**Prompt**
Going through the material below, please gather all lines with the word "this" in them.

Charts and diagrams as code:
━━━

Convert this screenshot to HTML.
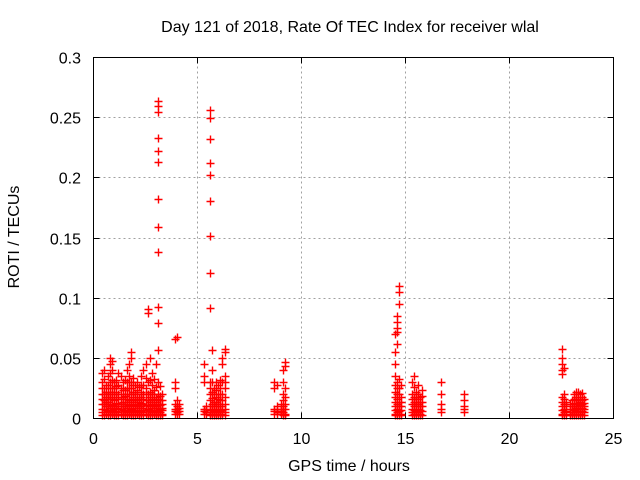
<!DOCTYPE html>
<html><head><meta charset="utf-8"><style>
html,body{margin:0;padding:0;background:#fff;}
svg{display:block;font-family:"Liberation Sans",sans-serif;}
</style></head><body>
<svg id="chart" width="640" height="480" viewBox="0 0 640 480">
<rect width="640" height="480" fill="#fff"/>
<text x="350" y="32" font-size="16" text-anchor="middle">Day 121 of 2018, Rate Of TEC Index for receiver wlal</text>
<text x="349" y="471" font-size="16" text-anchor="middle">GPS time / hours</text>
<text x="19" y="237" font-size="16" text-anchor="middle" transform="rotate(-90 19 237)">ROTI / TECUs</text>
<g id="grid"></g>
<g id="ticks"></g>
<g id="marks"></g>
<rect x="93.5" y="57.5" width="520" height="361" fill="none" stroke="#000" stroke-width="1"/>
</svg>
<script>
const xTicks = [0, 5, 10, 15, 20, 25];
const yTicks = [0, 0.05, 0.1, 0.15, 0.2, 0.25, 0.3];
const yTickLabels = ["0", "0.05", "0.1", "0.15", "0.2", "0.25", "0.3"];
const groupHours = [0.4,0.5,0.6,0.7,0.8,0.9,1.0,1.1,1.2,1.3,1.4,1.5,1.6,1.7,1.8,1.9,2.0,2.1,2.2,2.3,2.4,2.5,2.6,2.7,2.8,2.9,3.0,3.1,3.2,3.3,3.9,4.0,4.1,5.3,5.4,5.6,5.7,5.8,5.9,6.0,6.1,6.2,6.3,8.7,8.8,9.0,9.1,9.2,14.5,14.6,14.7,14.8,15.3,15.4,15.5,15.6,15.7,15.8,16.7,17.8,22.5,22.6,22.7,22.9,23.0,23.1,23.2,23.3,23.4,23.5,23.6];
const groupValues = [
[.003,.005,.008,.012,.016,.02,.025,.03,.038],[.003,.008,.012,.015,.02,.025,.033,.04],[.004,.007,.01,.014,.018,.022,.028],[.003,.006,.01,.014,.018,.022,.028,.035],
[.003,.005,.009,.012,.016,.02,.025,.03,.038,.045,.05],[.004,.007,.011,.016,.02,.025,.032,.04,.048],[.003,.004,.008,.01,.015,.02,.025,.03],[.003,.006,.01,.013,.018,.022,.027,.032],
[.003,.005,.009,.012,.016,.02,.028,.038],[.004,.008,.012,.016,.02,.025,.035],[.003,.004,.007,.01,.014,.018,.024,.03],[.003,.006,.01,.014,.019,.024,.032],
[.003,.005,.009,.012,.016,.02,.025,.03,.04],[.004,.007,.011,.015,.02,.025,.03,.035,.045],[.003,.004,.008,.011,.015,.02,.025,.03,.05,.055],[.003,.006,.01,.014,.018,.022,.028,.034],
[.003,.005,.009,.012,.016,.02,.028],[.004,.007,.011,.015,.02,.024,.03],[.003,.004,.007,.01,.014,.018,.026],[.003,.006,.01,.013,.018,.022,.028,.035],
[.003,.005,.009,.012,.016,.02,.028,.04],[.004,.007,.011,.015,.02,.025,.034,.045],[.003,.004,.008,.011,.015,.02,.03,.088,.091],[.003,.006,.01,.014,.018,.022,.032,.05],
[.003,.005,.009,.012,.016,.02,.028,.038],[.004,.007,.011,.015,.02,.024,.033],[.003,.004,.007,.01,.014,.018,.026,.045],[.003,.006,.009,.012,.016,.02,.03,.057,.079,.093,.138,.159,.182,.213,.222,.233,.255,.26,.264],
[.003,.005,.008,.011,.015,.019,.027],[.003,.004,.007,.009,.012,.015,.02],[.004,.006,.008,.012,.025,.03,.066],[.004,.005,.008,.01,.015,.068],[.004,.006,.009,.012],
[.004,.006,.008,.03,.035,.045],[.004,.005,.008,.01],[.003,.004,.007,.01,.015,.02,.025,.03,.092,.121,.152,.181,.202,.212,.232,.25,.256],[.003,.005,.008,.012,.017,.022,.03,.04,.057],
[.003,.006,.01,.014,.02,.025],[.003,.004,.007,.01,.014,.018,.024,.03],[.003,.005,.008,.012,.016,.02,.028],[.003,.006,.01,.015,.02,.025,.032],[.003,.004,.007,.01,.015,.02,.03,.045,.05],
[.003,.005,.008,.012,.018,.025,.03,.035,.055,.058],[.004,.006,.008,.025,.03],[.004,.005,.008,.01,.028],[.004,.006,.008,.012],[.003,.005,.008,.01,.015,.02,.03,.04],[.003,.004,.008,.012,.018,.025,.044,.047],
[.003,.004,.007,.01,.014,.018,.022,.028,.035,.045,.055,.07],[.003,.005,.008,.012,.016,.02,.025,.03,.062,.072,.075,.08,.085],[.003,.006,.01,.014,.02,.025,.033,.095,.105,.11],[.003,.004,.007,.01,.014,.018,.028],
[.003,.005,.008,.012,.016,.02,.03],[.003,.004,.007,.01,.014,.018,.026,.035],[.003,.006,.01,.014,.018,.022],[.003,.005,.008,.012,.016,.02,.028],[.003,.004,.007,.01,.014,.018],[.003,.006,.01,.014,.019,.024],
[.005,.008,.012,.02,.03],[.005,.008,.01,.015,.02],
[.003,.004,.007,.01,.014,.018,.037,.04,.045,.05,.058],[.003,.005,.008,.012,.016,.02,.042],[.003,.006,.01,.014],[.003,.004,.008,.012],[.003,.005,.008,.01,.015],
[.003,.004,.007,.01,.013,.016,.02],[.003,.006,.009,.012,.015,.018,.022],[.003,.005,.008,.01,.013,.016,.022],[.003,.004,.008,.011,.014,.02],[.003,.006,.009,.012,.015,.018,.021],[.003,.005,.008,.01,.013,.016]
];
const X0=93.5,X1=613.5,Y0=418.5,Y1=57.5;
const xScale = h => X0 + (h/25)*(X1-X0);
const yScale = v => Y0 - (v/0.3)*(Y0-Y1);
const NS="http://www.w3.org/2000/svg";
function mk(tag, attrs, parent){const e=document.createElementNS(NS,tag);for(const k in attrs)e.setAttribute(k,attrs[k]);parent.appendChild(e);return e;}
const grid=document.getElementById('grid'), ticks=document.getElementById('ticks'), marks=document.getElementById('marks');
xTicks.forEach((t,i)=>{
  const x=Math.round(xScale(t)-0.5)+0.5;
  if(i>0&&i<xTicks.length-1){const g=mk('line',{x1:x,y1:Y0,x2:x,y2:Y1,stroke:'#a0a0a0','stroke-dasharray':'2,3'},grid);
  
  }
  mk('line',{x1:x,y1:Y0,x2:x,y2:Y0-6,stroke:'#000'},ticks);
  mk('line',{x1:x,y1:Y1,x2:x,y2:Y1+6,stroke:'#000'},ticks);
  const l=mk('text',{x:x,y:444,'font-size':16,'text-anchor':'middle'},ticks);l.textContent=String(t);
  
  
});
yTicks.forEach((t,i)=>{
  const y=Math.round(yScale(t)-0.5)+0.5;
  if(i>0&&i<yTicks.length-1){const g=mk('line',{x1:X0,y1:y,x2:X1,y2:y,stroke:'#a0a0a0','stroke-dasharray':'2,3'},grid);
  
  }
  mk('line',{x1:X0,y1:y,x2:X0+6,y2:y,stroke:'#000'},ticks);
  mk('line',{x1:X1,y1:y,x2:X1-6,y2:y,stroke:'#000'},ticks);
  const l=mk('text',{x:81,y:y+6,'font-size':16,'text-anchor':'end'},ticks);l.textContent=yTickLabels[i];
  
  
});
groupHours.forEach((h,gi)=>{
  groupValues[gi].forEach(v=>{
    const x=Math.round(xScale(h))+0.5, y=Math.round(yScale(v))+0.5;
    const p=mk('path',{d:`M${x-4},${y}H${x+4}M${x},${y-4}V${y+4}`,stroke:'#f00','stroke-width':1.4,fill:'none'},marks);
    
    
  });
});
</script>
</body></html>
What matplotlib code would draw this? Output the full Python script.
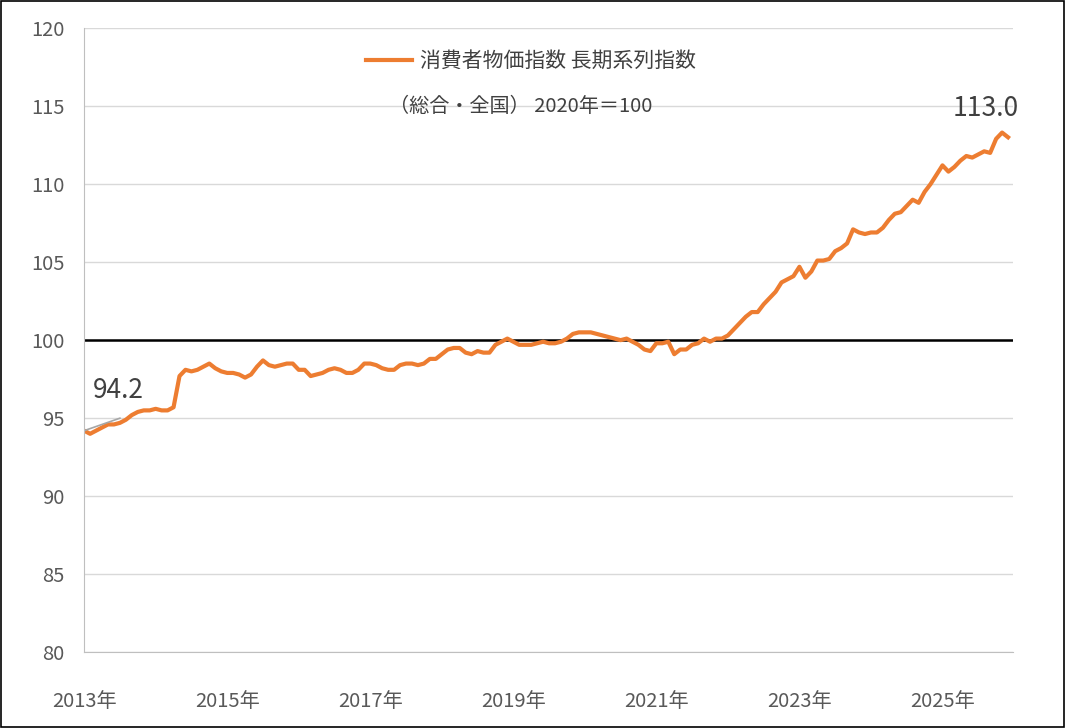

━━━

**Solution below**
Convert this screenshot to HTML.
What matplotlib code would draw this? Output the full Python script.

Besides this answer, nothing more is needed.